Qual a maior queda? Quando tropeço ao subir as escadas, ou quando estou a descer?
Há alguns anos, depois de ter deixado a minha filha na aula de Ballet, caminhava em direcção ao MacDonalds mais próximo para ter WiFi e poder trabalhar mais um pouco até que a aula acabasse. Passei por um parque de estacionamento e olhando rapidamente para a direita, vi um cão dentro de um prédio, mas não sabia se iria sair ou teria acabado de entrar. Desde miúdo que tenho medo de cães, mas na fase adulta ultrapassei em grande parte esse receio. Porém, naquele dia, o medo voltou. Passados alguns instantes percebi que o cão estaria a sair. Apenas ouvi o seu ladrar e comecei a andar muito depressa em direcção à escadaria que me levaria até ao MacDonalds. Desci, apressadamente, um degrau, depois de dois de uma vez, três, cinco e salto mais degraus do que seria suposto. Caio fortemente sobre os meus calcanhares, um tecido mole e sem qualquer preparação para essa queda. A dor é aguda e as lágrimas de dor escorrem-me pela cara. Tenho dificuldade em andar, a minha esposa estava a trabalhar a 200 km de distância, e ainda precisava de ir buscar a minha filha ao Ballet. E se mal conseguia andar, quanto mais conduzir. Fui salvo pelos amigos a quem telefonei, mas fiz uma experiência concreta do resultado da pressa numa descida.
As descidas parecem mais fáceis depois do esforço que empregámos até chegar ao cume. E a gravidade é uma força que impulsiona a descida porque tem o mesmo sentido e direcção. Mas, talvez, a própria palavra — “gravidade” — seja um sinal da gravidade da situação quando nos descuidamos nas descidas pela pressa. Depois do Verão, será isto que está a acontecer com a reacção a esta pandemia?
Queremos voltar à normalidade de uma vida feita de encontros, saídas, sem preocupações e máscaras. Queremos ou apetece-nos? Uma vez ouvi que apenas queremos o que nos faz bem. Tudo o resto faz parte do nosso apetite. Os sinais dos tempos mostraram a nossa fragilidade, e isso é bom. Pois, o reconhecimento e contacto com as nossas limitações humanas é o primeiro passo para sabermos lidar com as mesmas.

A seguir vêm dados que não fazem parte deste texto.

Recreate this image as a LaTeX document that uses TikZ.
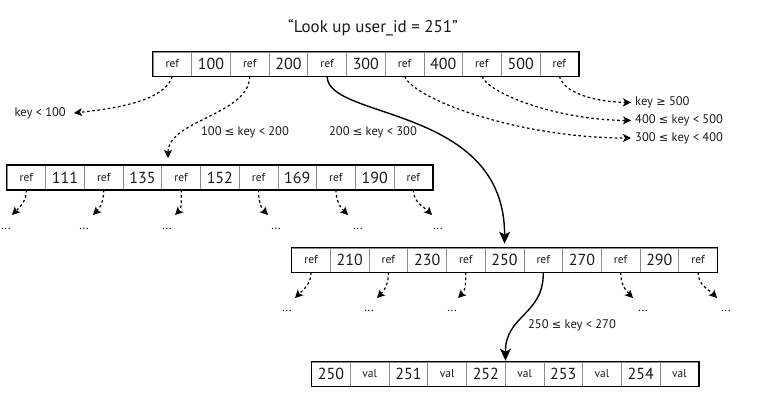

Tommy Caldwell é um dos maiores alpinistas dos últimos tempos. A sua especialidade é a escalada livre onde cada pitch ,ou passo entre dois pontos de uma parede grande, é feito sem o auxílio de material para ajudar na subida. Exige uma preparação física e mental elevadas, e a mais pequena saliência na rocha é suficiente para poder subir. A sua carreira estava em ascensão quando numa obra de marcenaria em casa comete um erro, e uma serra corta-lhe o dedo indicador da mão esquerda. Os médicos diziam-lhe para pensar numa nova carreira, mas ele não desistiu. Com menos um dedo, adaptou a sua técnica e tornou-se numa fonte de inspiração de quem faz dos seus limites, possibilidades. O ethos do alpinista vê em cada dificuldade uma oportunidade de evoluir.
Em muitos países da Europa emerge a segunda onda de novos casos de coronavirus e muitos sentem a necessidade de sair de casa. Vive-se um paradoxo interior entre um “já chega” e um “ainda não.” A segunda onda é um sinal de alerta para nos mantermos concentrados, re-inventando o modo de ser e estar. É uma onda que representa a descida de uma montanha onde tantos perdem mais a sua vida do que na subida. Prevenir custa, depois de tanto tempo confinados, mas o esforço dá espaço e tempo para que os cientistas possam avançar numa vacina que nos ajude a equilibrar a balança no combate a este virus. Todos sabemos disto, mas é ainda difícil aceitar a prudência na descida.
No ethos do alpinista tenho assistido que se deve dar cada passo, não importa se grande ou pequeno, como se a nossa vida depende disso. Posso aplicar este ethos a coisas grandes, ou até à pequenas.
Felizmente, não tinha partido nenhum osso na queda que dei. Mas experimentem andar sem os vossos calcanhares. É muito difícil. Nos primeiros dias de recuperação parecia uma pessoa de idade muito, muito avançada, a andar. A pressa na descida havia-se convertido na maior lentidão. Por isso, vale a pena lidar com prudência na descida que representa a entrada no novo ano lectivo. Caso contrário, podemos cair e a recuperação ser ainda mais lenta, com graves consequências para os mais frágeis. Cuidar bem da descida é a sabedoria que nos ajudará a crescer neste momento civilizacional.